After boot camp, Dwight found himself in Aberdeen, Maryland. Aberdeen was to provide soldiers with the right technology in order to serve the interest of the United States of America. After his schooling in Aberdeen, he was off to Schofield Barracks in Hawaii. This is the home of the 25th Infantry known as the Tropic Lightning Division. After 4 months in Hawaii, Dwight had to leave his new-found love of fresh pineapple behind and board a troop ship bound for Saigon, Viet Nam. He was transferred to Cu Chi Military base- the 25th Infantry Division and served as backup maintenance support for the 725th Division. Upon arriving at the 25th Infantry site, it was found to be a peanut field and building a base there was the first order of business.
Proving that it is a small world, while in Viet Nam, Dwight ran into two other Southeast Colorado residents. One was his cousin’s husband, Denny Matthews from Kit Carson and the other was Red King. One of the memorable times in the service was an R & R in Malaysia.
Dwight received an early out in March of 1967. He was supposed to be in Viet Nam for 12 months and was out in 11 months. He was discharged from Travis Air Force Base in San Diego, California. Overjoyed to be on American soil he fought the urge to kneel and kiss the ground. Travis Air Force base will always hold a special place in his heart.
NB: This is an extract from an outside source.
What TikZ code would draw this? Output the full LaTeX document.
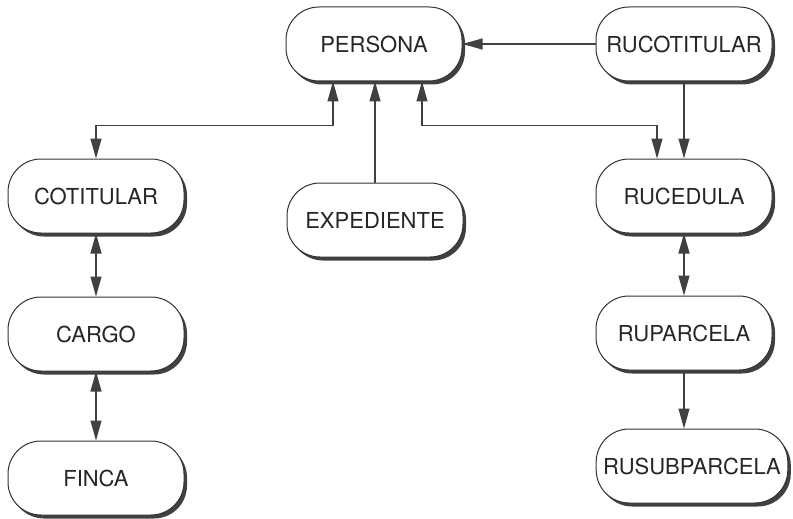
\documentclass[tikz,border=0pt]{standalone}
\usepackage{fontspec}
\setmainfont{TeX Gyre Heros}
\usetikzlibrary{arrows.meta,shadows}

\begin{document}
\begin{tikzpicture}[x=1pt,y=-1pt,>={Triangle[length=20pt,width=11pt]},
  line cap=round,
  tabla/.style={draw=black!80,line width=1pt,fill=white,rounded corners=33pt,
    minimum width=176pt,minimum height=74pt,inner xsep=7pt,
    text=black!85,font=\fontsize{22}{26}\selectfont,
    drop shadow={shadow xshift=3pt,shadow yshift=-3.5pt,fill=black!75,opacity=1}},
  enlace/.style={draw=black!75,line width=1.1pt}]
\useasboundingbox (0,0) rectangle (793,519);
% nodos
\node[tabla] (persona) at (374,44) {PERSONA};
\node[tabla] (rucot) at (684,44) {RUCOTITULAR};
\node[tabla] (cotit) at (96,196) {COTITULAR};
\node[tabla] (exped) at (375,220) {EXPEDIENTE};
\node[tabla] (ruced) at (684,196) {RUCEDULA};
\node[tabla] (cargo) at (96,334) {CARGO};
\node[tabla] (ruparc) at (684,333) {RUPARCELA};
\node[tabla] (finca) at (96,478) {FINCA};
\node[tabla] (rusub) at (692,466) {RUSUBPARCELA};
% enlaces
\draw[enlace,->] (rucot) -- (persona);
\draw[enlace,<->] ([xshift=-41pt]persona.south) |- ([yshift=33pt]cotit.north) -- (cotit.north);
\draw[enlace,->] (exped.north) -- (exped.north |- persona.south);
\draw[enlace,<->] ([xshift=48pt]persona.south) |- ([xshift=-27pt,yshift=33pt]ruced.north) -- ([xshift=-27pt]ruced.north);
\draw[enlace,->] (rucot) -- (ruced);
\draw[enlace,<->] (cotit) -- (cargo);
\draw[enlace,<->] (cargo) -- (finca);
\draw[enlace,<->] (ruced) -- (ruparc);
\draw[enlace,->] (ruparc) -- (ruparc |- rusub.north);
\end{tikzpicture}
\end{document}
Dwight continued the life he loves, farming and ranching, meeting the love of his life, Bonnie, and starting his family. When Dwight and Bonnie started a family, they named their first born, Travis, after the first American soil Dwight got to touch after 11 months in Viet Nam. Dwight went on to have that family he had dreamed of.”
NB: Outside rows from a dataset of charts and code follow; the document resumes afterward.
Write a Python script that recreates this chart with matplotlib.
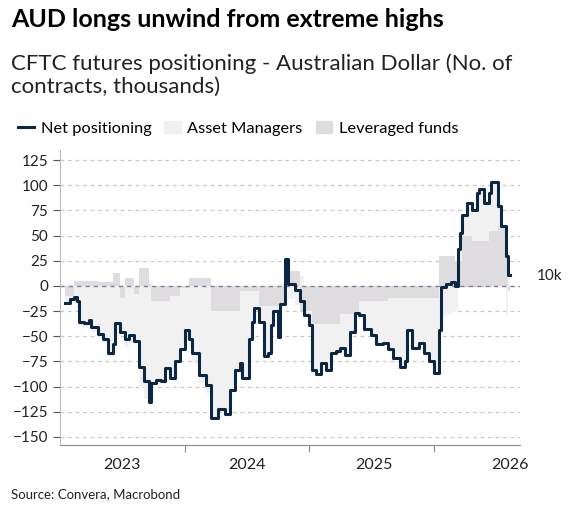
import numpy as np
import matplotlib.pyplot as plt
from matplotlib.lines import Line2D
from matplotlib.patches import Patch

plt.rcParams['font.family'] = ['Lato', 'DejaVu Sans']

# weeks counted from mid-January 2023
net_weeks = [0, 2, 4, 5, 6, 8, 10, 11, 14, 16, 18, 20, 21, 23, 25, 27, 29, 31, 33, 35,
             36, 38, 40, 42, 44, 46, 48, 50, 52, 53, 56, 59, 61, 64, 67, 69, 71, 73, 74, 77,
             78, 79, 81, 83, 85, 86, 87, 89, 90, 92, 93, 96, 98, 100, 102, 103, 105, 107, 109, 111,
             113, 115, 117, 119, 121, 123, 125, 128, 130, 133, 135, 137, 140, 142, 143, 145, 148, 150, 152, 154,
             156, 157, 159, 161, 163, 164, 165, 166, 168, 170, 172, 173, 175, 177, 178, 180, 181, 182, 184, 185]
net_pos = [-17, -13, -11, -15, -36, -37, -34, -41, -48, -53, -67, -58, -37, -46, -53, -49, -55, -81, -94, -115,
           -96, -93, -94, -82, -91, -75, -63, -44, -53, -67, -88, -98, -131, -122, -127, -103, -84, -77, -91, -53,
           -36, -22, -36, -70, -67, -39, -25, -51, -18, 27, 2, -4, -15, -29, -39, -84, -87, -77, -84, -67,
           -65, -62, -69, -46, -27, -29, -43, -49, -58, -57, -63, -72, -81, -75, -44, -62, -57, -67, -75, -86,
           -44, -1, 2, 4, 0, 37, 53, 70, 82, 75, 92, 96, 82, 92, 103, 103, 79, 60, 30, 11]

lev_weeks = [0, 3, 14, 19, 22, 25, 28, 30, 34, 36, 44, 48, 51, 60, 73, 81, 91, 98, 103, 112,
             115, 122, 135, 156, 163, 166, 170, 176, 181, 185]
lev_funds = [-10, 5, 4, 13, -12, 8, -8, 18, 2, -15, -10, -2, 8, -25, -5, -20, 15, -25, -38, -38,
             -28, -15, -12, 30, 25, 50, 45, 55, 60, -5]

year_labels = ['2023', '2024', '2025', '2026']
year_label_pos = [24, 76, 129, 186]
year_ticks = [50, 102, 154]

wk = np.array(net_weeks)
net = np.array(net_pos, dtype=float)
lev = np.array(lev_funds, dtype=float)[np.searchsorted(lev_weeks, wk, side='right') - 1]
am = net - lev

fig = plt.figure(figsize=(5.69, 5.20), dpi=100)
ax = fig.add_axes([60 / 569, 75 / 520, 460 / 569, 295 / 520])

c_am, c_lev, c_net = '#f1f1f1', '#dedcde', '#0c2744'
widths = np.diff(np.append(wk, wk[-1] + 1))
# stack positive and negative parts separately
pos_base = np.zeros_like(net)
neg_base = np.zeros_like(net)
for vals, col in [(lev, c_lev), (am, c_am)]:
    bottom = np.where(vals >= 0, pos_base, neg_base)
    ax.bar(wk, vals, bottom=bottom, width=widths, align='edge', color=col, linewidth=0, zorder=1)
    pos_base = pos_base + np.clip(vals, 0, None)
    neg_base = neg_base + np.clip(vals, None, 0)

ax.step(np.append(wk, wk[-1] + 1), np.append(net, net[-1]), where='post', color=c_net, lw=2.2, zorder=3)

ax.set_ylim(-158, 135)
ax.set_xlim(-2, 190)
ax.set_yticks(np.arange(-150, 126, 25))
ax.yaxis.grid(True, ls=(0, (3, 3)), color='#c8c8c8', lw=0.9)
ax.axhline(0, color='#7a8296', ls=(0, (3, 3)), lw=1, zorder=2)
ax.set_axisbelow(True)
for s in ['top', 'right']:
    ax.spines[s].set_visible(False)
ax.spines['left'].set_color('#bbbbbb')
ax.spines['bottom'].set_color('#888888')
ax.tick_params(axis='y', length=5, color='#555555', labelsize=11, labelcolor='#222222')
ax.set_xticks(year_ticks)
ax.set_xticklabels([])
ax.tick_params(axis='x', length=5, color='#888888')
for lab, p in zip(year_labels, year_label_pos):
    ax.text(p, -171, lab, ha='center', va='top', fontsize=11.5, color='#222222')
ax.text(197, 10, '10k', ha='left', va='center', fontsize=11, color='#222222', clip_on=False)

fig.text(0.02, 0.962, 'AUD longs unwind from extreme highs', fontsize=18, fontweight='bold', va='center')
fig.text(0.02, 0.855, 'CFTC futures positioning - Australian Dollar (No. of\ncontracts, thousands)',
         fontsize=16, va='center', color='#222222', linespacing=1.2)
handles = [Line2D([], [], color=c_net, lw=2.2),
           Patch(color=c_am), Patch(color=c_lev)]
fig.legend(handles, ['Net positioning', 'Asset Managers', 'Leveraged funds'], loc='center left',
           bbox_to_anchor=(0.005, 0.753), ncol=3, frameon=False, fontsize=11.8, handlelength=1.0,
           handletextpad=0.4, columnspacing=0.8)
fig.text(0.02, 0.05, 'Source: Convera, Macrobond', fontsize=9.5, va='center', color='#222222')

fig.savefig('out.png', dpi=100)
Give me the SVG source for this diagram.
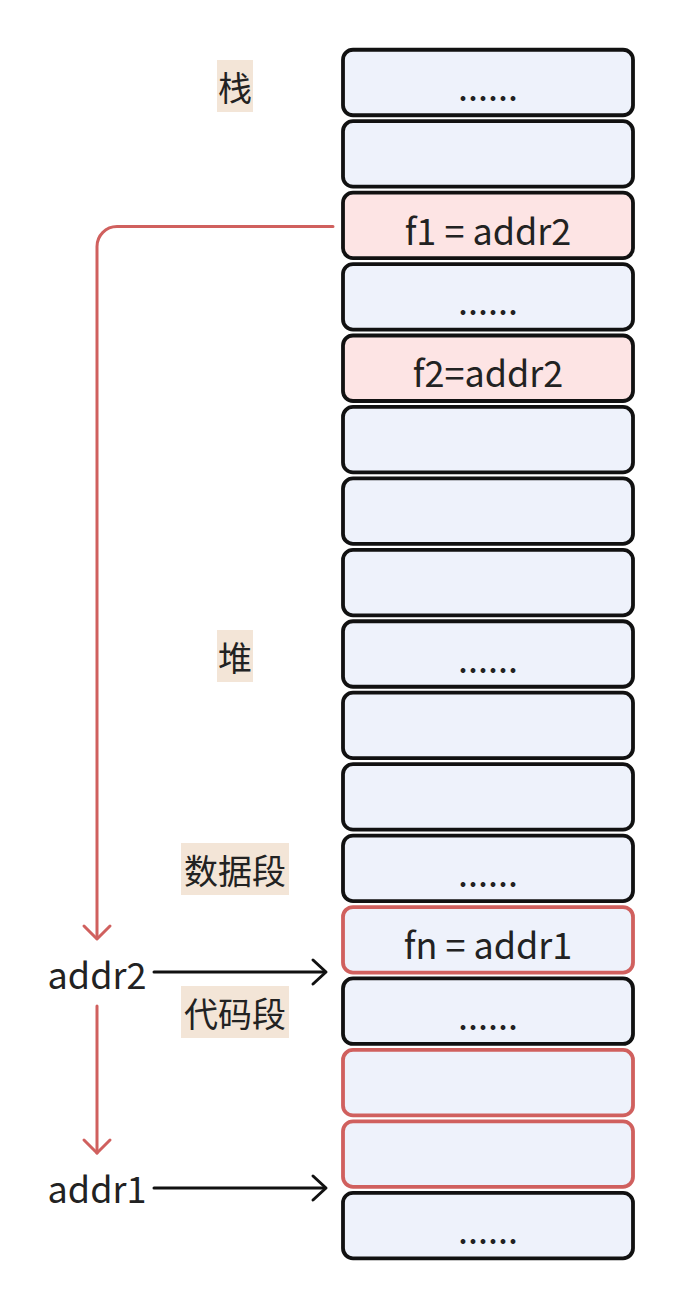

Lastly, Michelle Nelson introduced Richard Glover.
“Richard served in the Navy from 1979 to 1999. He started Boot Camp in San Diego, California in April of 1979. He then went to Pensacola as a student at a CTM School and studied sea going satellite communications and electronic surveillance for two years. He then served on the USS Buck from June of 1981 to July of 1984. Richard then returned to Pensacola as an Instructor until 1987 when he went to Pearl Harbor for direct support, installation, and maintenance of equipment for surface and subsurface communications. He then went back to sea in 1990 and was deployed in support of the Persian Gulf War. He then transferred to Imperial Beach, California in 1993 until 1996. From 1996 to 1999, Richard facilitated the transfer of Space and Naval warfare systems and their new product development from Crystal City, Virginia to San Diego, California. Richard retired as a Chief Petty Officer.
Richard received many medals and honors. Some of them include: 2 Navy commendation medals, the Navy achievement medal, the Navy meritorious unit commendation for the Persian Gulf War, the Humanitarian Service medal for saving 54 Vietnamese refugees, the Southwest Asia Service medal for Desert Storm, the Battle E honor for Battle Efficiency, 5 good conduct awards, 2 sea service deployment ribbons, as well as various other ribbons and honors.
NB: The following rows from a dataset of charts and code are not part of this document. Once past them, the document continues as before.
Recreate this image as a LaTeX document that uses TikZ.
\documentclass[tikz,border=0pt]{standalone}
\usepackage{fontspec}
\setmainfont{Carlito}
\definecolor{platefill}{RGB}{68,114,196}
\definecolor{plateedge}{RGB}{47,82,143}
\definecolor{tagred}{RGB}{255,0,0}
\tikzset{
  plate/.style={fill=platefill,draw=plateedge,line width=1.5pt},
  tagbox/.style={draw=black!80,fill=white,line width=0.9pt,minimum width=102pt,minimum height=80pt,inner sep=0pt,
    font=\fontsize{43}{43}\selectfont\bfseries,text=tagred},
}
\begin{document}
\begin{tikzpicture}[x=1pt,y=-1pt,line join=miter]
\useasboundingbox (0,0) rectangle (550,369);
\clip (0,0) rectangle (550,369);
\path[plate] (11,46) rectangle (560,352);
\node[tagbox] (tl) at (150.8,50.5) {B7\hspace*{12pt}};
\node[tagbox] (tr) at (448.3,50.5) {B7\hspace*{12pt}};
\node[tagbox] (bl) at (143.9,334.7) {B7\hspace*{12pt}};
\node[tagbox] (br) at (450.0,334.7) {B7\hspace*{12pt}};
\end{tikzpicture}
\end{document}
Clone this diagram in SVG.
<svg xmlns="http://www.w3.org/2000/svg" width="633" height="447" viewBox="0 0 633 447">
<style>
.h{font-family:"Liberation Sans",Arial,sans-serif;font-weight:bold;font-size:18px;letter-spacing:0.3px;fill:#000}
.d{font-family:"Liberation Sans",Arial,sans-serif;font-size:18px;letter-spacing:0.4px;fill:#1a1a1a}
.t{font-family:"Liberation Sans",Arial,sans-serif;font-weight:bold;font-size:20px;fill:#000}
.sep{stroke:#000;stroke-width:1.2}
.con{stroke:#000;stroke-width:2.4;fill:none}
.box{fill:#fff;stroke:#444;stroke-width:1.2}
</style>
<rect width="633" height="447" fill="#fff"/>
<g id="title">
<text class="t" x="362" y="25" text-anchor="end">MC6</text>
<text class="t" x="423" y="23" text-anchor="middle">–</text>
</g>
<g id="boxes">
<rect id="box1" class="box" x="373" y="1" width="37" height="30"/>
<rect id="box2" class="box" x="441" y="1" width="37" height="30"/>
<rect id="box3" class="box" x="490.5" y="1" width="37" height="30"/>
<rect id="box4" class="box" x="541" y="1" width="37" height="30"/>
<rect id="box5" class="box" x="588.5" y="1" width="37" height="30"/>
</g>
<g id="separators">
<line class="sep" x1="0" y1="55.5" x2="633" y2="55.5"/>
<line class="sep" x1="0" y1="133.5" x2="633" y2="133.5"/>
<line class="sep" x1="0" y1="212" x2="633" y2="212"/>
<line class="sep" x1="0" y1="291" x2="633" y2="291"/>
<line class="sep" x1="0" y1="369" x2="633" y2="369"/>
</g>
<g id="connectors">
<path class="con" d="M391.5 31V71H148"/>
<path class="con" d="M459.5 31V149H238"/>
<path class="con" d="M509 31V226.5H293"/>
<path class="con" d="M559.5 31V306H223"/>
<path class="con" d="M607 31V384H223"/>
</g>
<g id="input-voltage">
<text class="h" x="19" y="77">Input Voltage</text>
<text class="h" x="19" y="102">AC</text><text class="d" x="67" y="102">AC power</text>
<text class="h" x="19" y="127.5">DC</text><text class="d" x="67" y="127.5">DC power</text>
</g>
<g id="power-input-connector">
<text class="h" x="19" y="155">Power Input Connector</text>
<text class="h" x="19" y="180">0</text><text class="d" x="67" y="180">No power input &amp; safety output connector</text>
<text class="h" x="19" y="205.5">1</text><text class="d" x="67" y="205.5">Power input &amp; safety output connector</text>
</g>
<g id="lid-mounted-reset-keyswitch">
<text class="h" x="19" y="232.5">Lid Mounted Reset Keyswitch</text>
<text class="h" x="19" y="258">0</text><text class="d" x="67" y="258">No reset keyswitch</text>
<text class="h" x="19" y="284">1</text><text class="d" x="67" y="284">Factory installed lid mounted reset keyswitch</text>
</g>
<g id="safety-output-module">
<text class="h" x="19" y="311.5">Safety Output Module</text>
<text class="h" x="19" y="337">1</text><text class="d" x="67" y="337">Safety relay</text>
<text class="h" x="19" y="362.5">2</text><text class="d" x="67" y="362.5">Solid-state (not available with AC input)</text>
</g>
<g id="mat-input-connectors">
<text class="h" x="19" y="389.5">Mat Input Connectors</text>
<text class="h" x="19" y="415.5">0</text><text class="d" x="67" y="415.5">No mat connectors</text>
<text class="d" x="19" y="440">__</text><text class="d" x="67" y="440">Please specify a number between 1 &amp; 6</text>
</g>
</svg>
These quilts are an expression of gratitude meant to thank and comfort the Veterans. “We honor you for leaving all you hold dear to serve whether in time of crisis or in time of peace. This Quilt of Valor unequivocally says thank you for your service, sacrifice and valor serving our nation. On behalf of the Quilts of Valor Foundation, welcome home and thank you for allowing us to recognize you.”
These gentlemen will also receive a certificate that states, “The Quilts of Valor Foundation wishes to recognize you for your service to our nation. We consider it our privilege to do so. Though we may never know the extent of your sacrifice to protect and defend the United States of America, we award you the Quilt of Valor as an expression of gratitude from a grateful nation.”